Member of the Utah House of Representatives from the 40th district
- In office 2006–2018
- Succeeded by: Stephanie Pitcher

Personal details
- Born: May 10
- Party: Democratic Party
- Spouse: Sherma

= Lynn Hemingway =

American politician

Lynn N. Hemingway is an American politician who served as a Democratic member of the Utah House of Representatives, representing the 40th District in Salt Lake, Utah. Hemingway was elected in to the Utah House of Representatives in 2006, and served through 2018.

==Early life and career==
Hemingway studied at Westminster College and the University of Utah. In 2002, Hemingway retired from the Williams Company. His wife works as a real estate office manager.

==Elections==
- 2006 Hemmingway was unopposed for the 2006 Democratic Primary and won the November 7, 2006 General election with 4,618 votes against Republican nominee Duane Millard.
- 2008 Hemmingway was unopposed for the June 2008 Democratic Primary and won the November 4, 2008 General election with 4,719 votes (54.1%) against Republican nominee Daniel Marriot.
- 2010 Hemmingway was unopposed for the June 2010 Democratic Primary and won the three-way November 2, 2010 General election with 4,279 votes (49.8%) against Republican nominee Val Bateman and Libertarian Sandra Johnson.
- 2012 Hemmingway was unopposed for the June 26, 2012 Democratic Primary and won the November 6, 2012 General election with 8,777 votes (59.7%) against Republican nominee Grace Sperry.
In March 2014, Hemingway announced that he would not be seeking reelection.
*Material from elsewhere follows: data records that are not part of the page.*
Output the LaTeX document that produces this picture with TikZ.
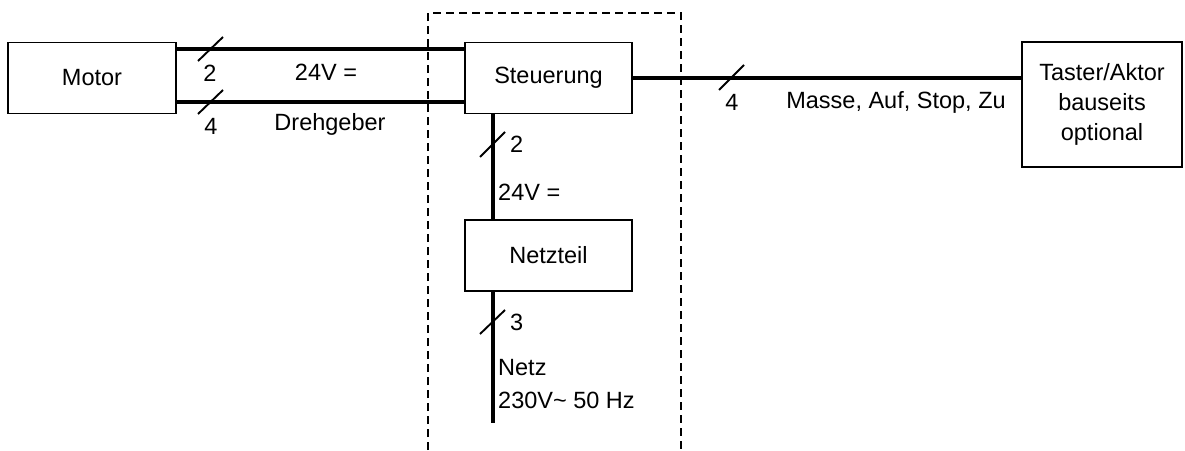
\documentclass[tikz,border=0pt]{standalone}
\usepackage{fontspec}
\setmainfont{Liberation Sans}
\begin{document}
\begin{tikzpicture}[x=1pt,y=-1pt,
  box/.style={draw,line width=1.6pt,inner sep=0pt,align=center,font=\fontsize{23.5}{30}\selectfont},
  wire/.style={line width=3.4pt},
  tick/.style={line width=1.9pt},
  lbl/.style={inner sep=0pt,font=\fontsize{23.5}{32}\selectfont},
  frame/.style={line width=1.5pt,dash pattern=on 8pt off 5pt}]
\useasboundingbox (0,0) rectangle (1185,450);
% boxes
\node[box,minimum width=168pt,minimum height=71pt] (motor) at (92,78) {Motor};
\node[box,minimum width=167pt,minimum height=71pt] (steu) at (548.5,78) {Steuerung};
\node[box,minimum width=167pt,minimum height=71pt] (netz) at (548.5,255.5) {Netzteil};
\node[box,minimum width=160pt,minimum height=125pt,align=center] (taster) at (1102,104.5) {Taster/Aktor\\bauseits\\optional};
% dashed frame
\coordinate (fa) at (428,450);
\coordinate (fb) at (428,13);
\coordinate (fc) at (681,13);
\coordinate (fd) at (681,450);
\draw[frame] (fa) -- (fb) -- (fc) -- (fd);
% motor - steuerung
\draw[wire] (motor.east |- 0,49) -- (steu.west |- 0,49);
\draw[wire] (motor.east |- 0,102) -- (steu.west |- 0,102);
\draw[tick] (198,61) -- (223,37);
\draw[tick] (198,114) -- (223,90);
\node[lbl] (n2a) at (210,73) {2};
\node[lbl] (n4a) at (211,126) {4};
\node[lbl] (v24a) at (326,72) {24V =};
\node[lbl] (dreh) at (330,124) {Drehgeber};
% steuerung - taster
\draw[wire] (steu.east) -- (taster.west |- steu.east);
\draw[tick] (719,90) -- (744,65);
\node[lbl] (n4b) at (732,102) {4};
\node[lbl] (masse) at (896,102) {Masse, Auf, Stop, Zu};
% steuerung - netzteil
\draw[wire] (steu.south -| 493,0) -- (netz.north -| 493,0);
\draw[tick] (480,157) -- (505,132);
\node[lbl,anchor=west] (n2b) at (510,144) {2};
\node[lbl,anchor=west] (v24b) at (498,192) {24V =};
% netzteil - netz
\coordinate (netzend) at (493,423);
\draw[wire] (netz.south -| 493,0) -- (netzend);
\draw[tick] (480,334) -- (505,310);
\node[lbl,anchor=west] (n3) at (510,322) {3};
\node[lbl,anchor=west] (netzl) at (498,368) {Netz};
\node[lbl,anchor=west] (v230) at (498,400) {230V\char"007E\ 50 Hz};
\end{tikzpicture}
\end{document}
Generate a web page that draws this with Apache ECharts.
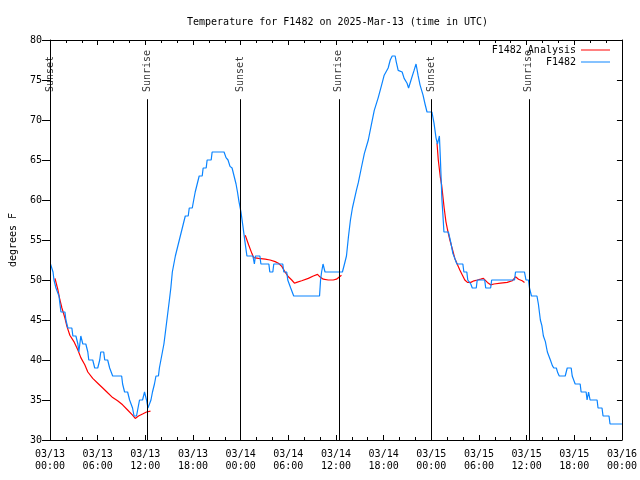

However, on November 13, 2015, Hemingway was appointed to the House by Governor Gary Herbert, replacing former State Representative Justin Miller.

==Tenure==
During the 2016 legislative session, Hemingway served on the Retirement and Independent Entities Committee, the Infrastructure and General Government Appropriations Subcommittee, the House Public Utilities and Technology Committee, the House Political Subdivisions Committee, and the House Retirement and Independent Entities Committee. During the interim, Hemingway serves on the Natural Resources, Agriculture, and Environment Interim Committee Interim, the Public Utilities, Energy, and Technology Interim Committee, and the Retirement and Independent Entities Interim Committee, He is also a representative on the Utah International Relations and Trade Commission.

==Electoral Record==

2006 Utah House of Representatives election, District 40
| Party |  | Candidate | Votes | % |
|---|---|---|---|---|
|  | Democratic | Lynn Hemingway | 4,618 | 58.91 |
|  | Republican | Duana B. Millard | 3,221 | 41.09 |
| Total votes |  |  | 7,839 | 100 |

2008 Utah House of Representatives election, District 40
| Party |  | Candidate | Votes | % |
|---|---|---|---|---|
|  | Democratic | Lynn Hemingway | 6,697 | 55.64 |
|  | Republican | Daniel Marriott | 5,339 | 44.36 |
| Total votes |  |  | 12,036 | 100 |

2010 Utah House of Representatives election, District 40
| Party |  | Candidate | Votes | % |
|---|---|---|---|---|
|  | Democratic | Lynn Hemingway | 4,279 | 49.8 |
|  | Republican | Val J. Bateman | 3,836 | 44.65 |
|  | Libertarian Party (U.S.) | Sandra Johnson | 477 | 5.55 |
| Total votes |  |  | 8,592 | 100 |

2012 Utah House of Representatives election, District 40
| Party |  | Candidate | Votes | % |
|---|---|---|---|---|
|  | Democratic | Lynn Hemingway | 8,777 | 59.7 |
|  | Republican | Grace Sperry | 5,929 | 40.3 |
| Total votes |  |  | 14,706 | 100 |

2016 Utah House of Representatives election, District 40
| Party |  | Candidate | Votes | % |
|---|---|---|---|---|
|  | Democratic | Lynn Hemingway | 10,404 | 67.29 |
|  | Republican | Joseph F. Breault | 5,058 | 32.71 |
| Total votes |  |  | 15,462 | 100 |

==2016 sponsored legislation==

| Bill number | Bill name | Bill status |
|---|---|---|
| HB0135S1 | State Parks Fee Exemption Amendments | Governor Signed - 3/22/2016 |
| HB0195 | Living Wage Amendments | House/ filed - 3/10/2016 |

Hemingway also floor sponsored SB0253 Animal Shelter Revisions.